Last night I watched The Wolf of Wall Street for the second time. I probably enjoyed it even more this time as the movie has so many great performances and scenes. Even many of the actors that are in the margins of the movie shine. The movie is long and dense, so I still don’t feel qualified to give it a proper review. However, there were a couple interesting ideas that I picked up on.
I think it is good that the movie didn’t try too hard to judge the characters. Oliver Stone’s Wall Street, a great film in its own right, was a condemnation of the kind of behavior that took place on Wall Street in the 80’s and it still ended up serving as inspiration for modern day traders. The Wolf of Wall Street documents the decadent and depraved nature of its characters, but for the most part it stops at documentation, and doesn’t try to relay any heavy moral message, as that hasn’t really proved effective in the past even when it is extremely well done.
I can’t help but view The Wolf of Wall Street as a comedy about the absurdity of capitalism.
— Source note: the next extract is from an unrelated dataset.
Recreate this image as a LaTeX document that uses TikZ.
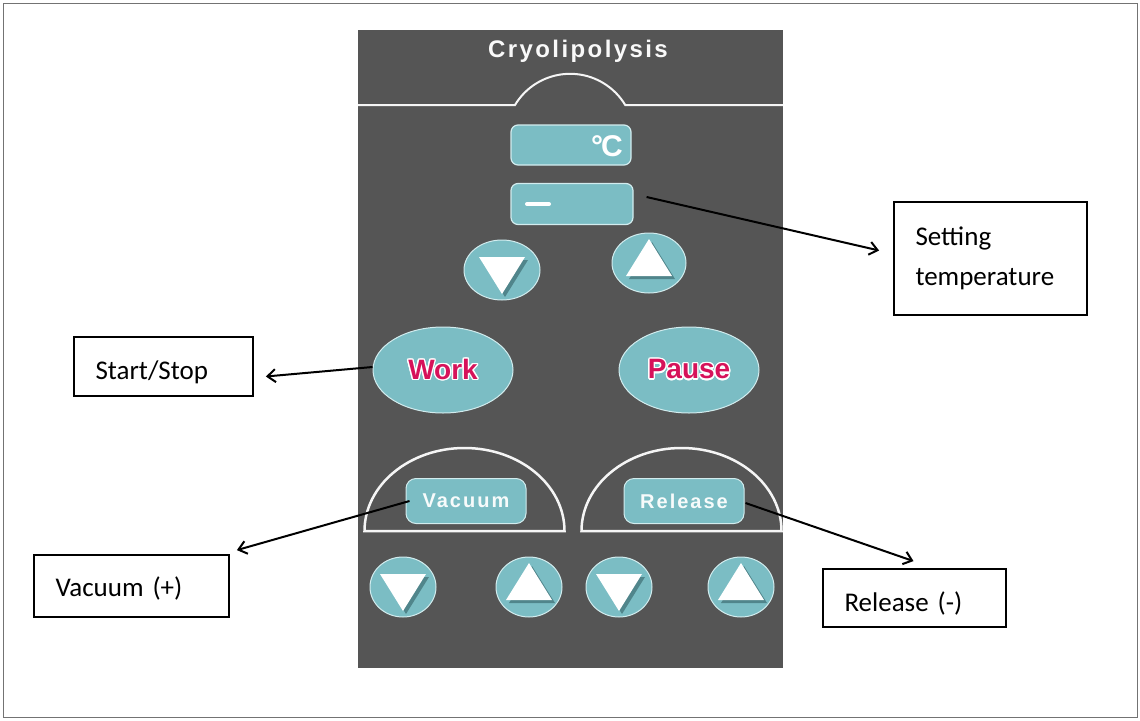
\documentclass[tikz,border=0pt]{standalone}
\usepackage{fontspec}
\usepackage{contour}
\usetikzlibrary{shapes.geometric,arrows.meta}
\contourlength{1.3pt}
\newfontfamily\calloutfont{Carlito}
\newfontfamily\panelfont{Liberation Sans}
\newfontfamily\spacedfont[LetterSpace=10]{Liberation Sans Bold}
\definecolor{panelgray}{HTML}{555555}
\definecolor{keyteal}{HTML}{7BBDC4}
\definecolor{keyedge}{HTML}{D2ECEE}
\definecolor{keyshadow}{HTML}{3F6E73}
\definecolor{workred}{HTML}{D6125A}
\begin{document}
\begin{tikzpicture}[x=1pt,y=-1pt,
    keybtn/.style={ellipse,fill=keyteal,draw=keyedge,line width=1pt,inner sep=0pt},
    lcdbox/.style={rounded corners=7pt,fill=keyteal,draw=keyedge,line width=1.2pt,minimum width=120pt,minimum height=40pt,inner sep=0pt},
    modebtn/.style={rounded corners=10pt,fill=keyteal,draw=keyedge,line width=1pt,minimum width=120pt,minimum height=45pt,text=white!94!keyteal,font=\spacedfont\fontsize{20}{20}\selectfont},
    bigkey/.style={keybtn,minimum width=140pt,minimum height=86pt,text=workred,font=\panelfont\bfseries\fontsize{28}{28}\selectfont},
    arcline/.style={draw=white!92!gray,line width=2.5pt},
    callout/.style={draw,line width=1.8pt,inner xsep=21.5pt,align=left,font=\calloutfont\fontsize{27}{40}\selectfont},
    pointer/.style={-{Straight Barb[length=8pt,width=13pt]},line width=2pt}]
\useasboundingbox (0,0) rectangle (1140,720);
\draw[black!55,line width=0.8pt] (3,3) rectangle (1137,717);
\fill[panelgray] (358,30) rectangle (783,668);
\node[text=white!95!gray,font=\spacedfont\fontsize{24}{24}\selectfont] (title) at (578,51) {Cryolipolysis};
\draw[arcline,line width=2pt] (358,105) -- (515,105) arc[start angle=149,end angle=31,radius=64.3pt] -- (783,105);
\node[lcdbox] (lcdtemp) at (571,145) {};
\node[text=white,font=\panelfont\bfseries\fontsize{30}{30}\selectfont,inner sep=0pt] (degc) at (607,146) {°\kern-2ptC};
\node[lcdbox,minimum width=122pt,minimum height=41pt] (lcdset) at (572,204) {};
\draw[white,line width=4pt,line cap=round] ([xshift=-45pt]lcdset.center) -- ([xshift=-23pt]lcdset.center);
\foreach \name/\cx/\cy/\w/\h/\d in {tdown/502/270/76/60/-1,tup/649/263/74/60/1,vdown/403/587/66/60/-1,vup/529/587/66/60/1,rdown/619/587/66/60/-1,rup/741/587/66/60/1}{
  \node[keybtn,minimum width=\w pt,minimum height=\h pt] (\name) at (\cx,\cy) {};
  \fill[keyshadow,opacity=0.7] ([shift={(3,3)}]\name.center) ++(0,{-24*(\d)}) -- ++(-23,{37*(\d)}) -- ++(46,0) -- cycle;
  \fill[white] (\name.center) ++(0,{-24*(\d)}) -- ++(-23,{37*(\d)}) -- ++(46,0) -- cycle;
}
\node[bigkey] (work) at (443,370) {\contour{white}{Work}};
\node[bigkey] (pause) at (689,370) {\contour{white}{Pause}};
\draw[arcline] (364.5,531) arc[start angle=180,end angle=0,x radius=100pt,y radius=83pt] -- cycle;
\draw[arcline] (581.5,531) arc[start angle=180,end angle=0,x radius=100pt,y radius=83pt] -- cycle;
\node[modebtn] (vacbtn) at (466,501) {Vacuum};
\node[modebtn] (relbtn) at (684,501) {Release};
\node[callout,text width=150pt,minimum height=113pt] (tempnote) at (990.5,258.5) {Setting\\temperature};
\node[callout,text width=136pt,minimum height=59pt,text height=25pt,text depth=0pt] (stopnote) at (163.5,366.5) {Start/Stop};
\node[callout,text width=152pt,minimum height=62pt,text height=21pt,text depth=0pt] (vacnote) at (131.5,586) {Vacuum (+)};
\node[callout,text width=140pt,minimum height=58pt,text height=27pt,text depth=0pt] (relnote) at (914.5,598) {Release (-)};
\draw[pointer] ([xshift=13pt,yshift=7pt]lcdset.east) -- ([xshift=-14pt,yshift=8pt]tempnote.west);
\draw[pointer] ([yshift=3pt]work.west) -- ([xshift=12pt,yshift=-10pt]stopnote.east);
\draw[pointer] ([xshift=4pt]vacbtn.west) -- ([xshift=7pt,yshift=4pt]vacnote.north east);
\draw[pointer] ([xshift=1pt,yshift=-2pt]relbtn.east) -- ([xshift=-1pt,yshift=7pt]relnote.north);
\end{tikzpicture}
\end{document}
These people are entirely despicable, in every way possible, yet these are the people that run our world. In the beginning of the movie the working class is portrayed as “suckers” by these people for not having what it takes to get ahead. Even the other rich, anyone that dares trust these people with their money, are laughed at and mocked. This movie paints our whole capitalist system as some kind of perverse joke. One of the most telling scenes in the movie is when Jordan Belfort, Leonardo DiCaprio’s character, changes the name of his company to Stratton Oakmont to give it a respectable old money waspish sounding name. Respectability is nothing but an illusion used to steal money from the “suckers” of the world.
But again this movie treats these people as animals in the zoo. They are not so much treated as bad guys, but as a strange species that we allow to roam, to the detriment of all. They make a mockery of our society, because we let them.